Data excerpt |
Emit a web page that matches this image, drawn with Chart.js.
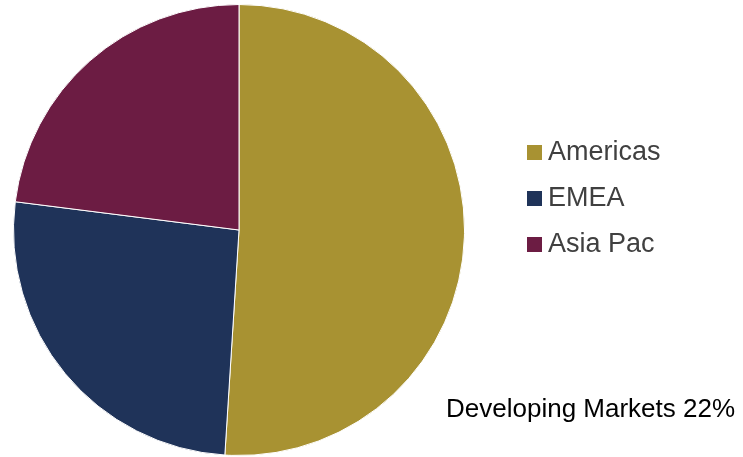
<!DOCTYPE html>
<html>
<head>
<meta charset="utf-8">
<script src="https://cdn.jsdelivr.net/npm/chart.js@4"></script>
<style>
    body { margin: 0; background: #fff; }
    .wrap { position: relative; width: 743px; height: 457px; }
    #pie { position: absolute; left: 0; top: 0; }
    .legend { position: absolute; left: 527px; top: 134px; font-family: Arial, "Liberation Sans", sans-serif; font-size: 27px; color: #404040; }
    .legend div { height: 46px; line-height: 34px; white-space: nowrap; }
    .legend span { display: inline-block; width: 15px; height: 15px; margin-right: 6px; vertical-align: 0px; }
    .note { position: absolute; left: 446px; top: 393px; font-family: Arial, "Liberation Sans", sans-serif; font-size: 26px; color: #000; white-space: nowrap; }
</style>
</head>
<body>
<div class="wrap">
    <canvas id="pie" width="743" height="457"></canvas>
    <div class="legend" id="legend"></div>
    <div class="note" id="note"></div>
</div>
<script>
var regions = ["Americas", "EMEA", "Asia Pac"];
var shares = [51, 26, 23];
var colors = ["#A89232", "#1F3359", "#6C1C43"];
var noteText = "Developing Markets 22%";

// legend built by hand so it sits where the original one is
var legend = document.getElementById('legend');
for (var i = 0; i < regions.length; i++) {
    var row = document.createElement('div');
    var box = document.createElement('span');
    box.style.background = colors[i];
    row.appendChild(box);
    row.appendChild(document.createTextNode(regions[i]));
    legend.appendChild(row);
}
document.getElementById('note').textContent = noteText;

var ctx = document.getElementById('pie').getContext('2d');
var myPie = new Chart(ctx, {
    type: 'pie',
    data: {
        labels: regions,
        datasets: [{
            data: shares,
            backgroundColor: colors,
            borderColor: '#ffffff',
            borderWidth: 1
        }]
    },
    options: {
        responsive: false,
        animation: false,
        layout: { padding: { left: 13, right: 278, top: 4, bottom: 1 } },
        plugins: {
            legend: { display: false },
            tooltip: { enabled: false }
        }
    }
});
</script>
</body>
</html>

What you need to do |
Transcribe the full listing above exactly, with the images removed.

Complete response |
Emit a web page that matches this image, drawn with Chart.js.
<!DOCTYPE html>
<html>
<head>
<meta charset="utf-8">
<script src="https://cdn.jsdelivr.net/npm/chart.js@4"></script>
<style>
    body { margin: 0; background: #fff; }
    .wrap { position: relative; width: 743px; height: 457px; }
    #pie { position: absolute; left: 0; top: 0; }
    .legend { position: absolute; left: 527px; top: 134px; font-family: Arial, "Liberation Sans", sans-serif; font-size: 27px; color: #404040; }
    .legend div { height: 46px; line-height: 34px; white-space: nowrap; }
    .legend span { display: inline-block; width: 15px; height: 15px; margin-right: 6px; vertical-align: 0px; }
    .note { position: absolute; left: 446px; top: 393px; font-family: Arial, "Liberation Sans", sans-serif; font-size: 26px; color: #000; white-space: nowrap; }
</style>
</head>
<body>
<div class="wrap">
    <canvas id="pie" width="743" height="457"></canvas>
    <div class="legend" id="legend"></div>
    <div class="note" id="note"></div>
</div>
<script>
var regions = ["Americas", "EMEA", "Asia Pac"];
var shares = [51, 26, 23];
var colors = ["#A89232", "#1F3359", "#6C1C43"];
var noteText = "Developing Markets 22%";

// legend built by hand so it sits where the original one is
var legend = document.getElementById('legend');
for (var i = 0; i < regions.length; i++) {
    var row = document.createElement('div');
    var box = document.createElement('span');
    box.style.background = colors[i];
    row.appendChild(box);
    row.appendChild(document.createTextNode(regions[i]));
    legend.appendChild(row);
}
document.getElementById('note').textContent = noteText;

var ctx = document.getElementById('pie').getContext('2d');
var myPie = new Chart(ctx, {
    type: 'pie',
    data: {
        labels: regions,
        datasets: [{
            data: shares,
            backgroundColor: colors,
            borderColor: '#ffffff',
            borderWidth: 1
        }]
    },
    options: {
        responsive: false,
        animation: false,
        layout: { padding: { left: 13, right: 278, top: 4, bottom: 1 } },
        plugins: {
            legend: { display: false },
            tooltip: { enabled: false }
        }
    }
});
</script>
</body>
</html>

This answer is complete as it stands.